During his term in Brussels, the EU made some progress in the fight against tax avoidance, but was also criticized by EU lawmakers and activists for having set up a tax haven blacklist that exempted its 28 member states from screening.
Luxembourg, a country of 600,000 people, hosts as much foreign direct investment (FDI) as the United States and much more than China, data cited in the IMF report shows, estimating FDI in the Grand Duchy is worth $4 trillion, a 10th of the global figure.
“FDI of this size hardly reflects brick-and-mortar investments in the minuscule Luxembourg economy,” the IMF report says, arguing that much of the flow goes to “empty corporate shells” which reduce tax revenues in other countries.

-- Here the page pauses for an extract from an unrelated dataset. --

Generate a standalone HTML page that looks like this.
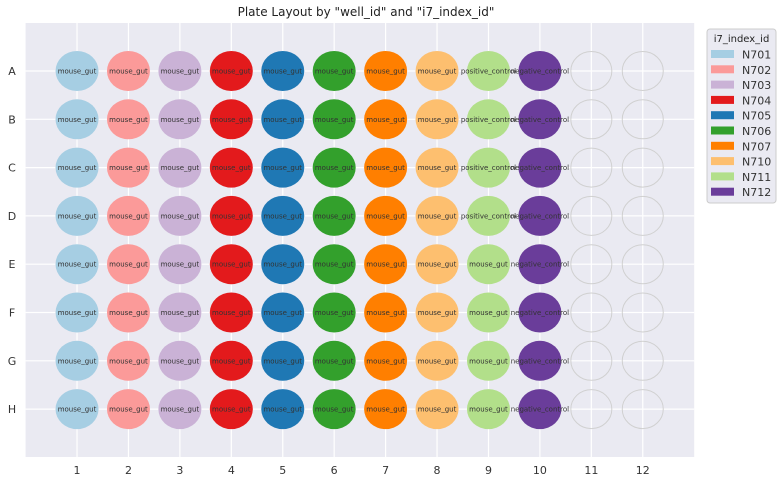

An IMF spokeswoman said the report did not represent the fund’s institutional view, only that of the authors of the research.
During Juncker’s EU mandate, the commission said Luxembourg had given illegal tax advantages to large corporations, such as tech giant Amazon from 2006 and carmaker Fiat from 2012. But instead of fining Luxembourg, it ordered the recovery of the unpaid taxes.
“A few well-known tax havens host the vast majority of the world’s phantom FDI,” the IMF study said, adding that Luxembourg and the Netherlands, another EU state, absorb nearly half of the $40 trillion FDI, thanks to attractive tax policies and other sweeteners.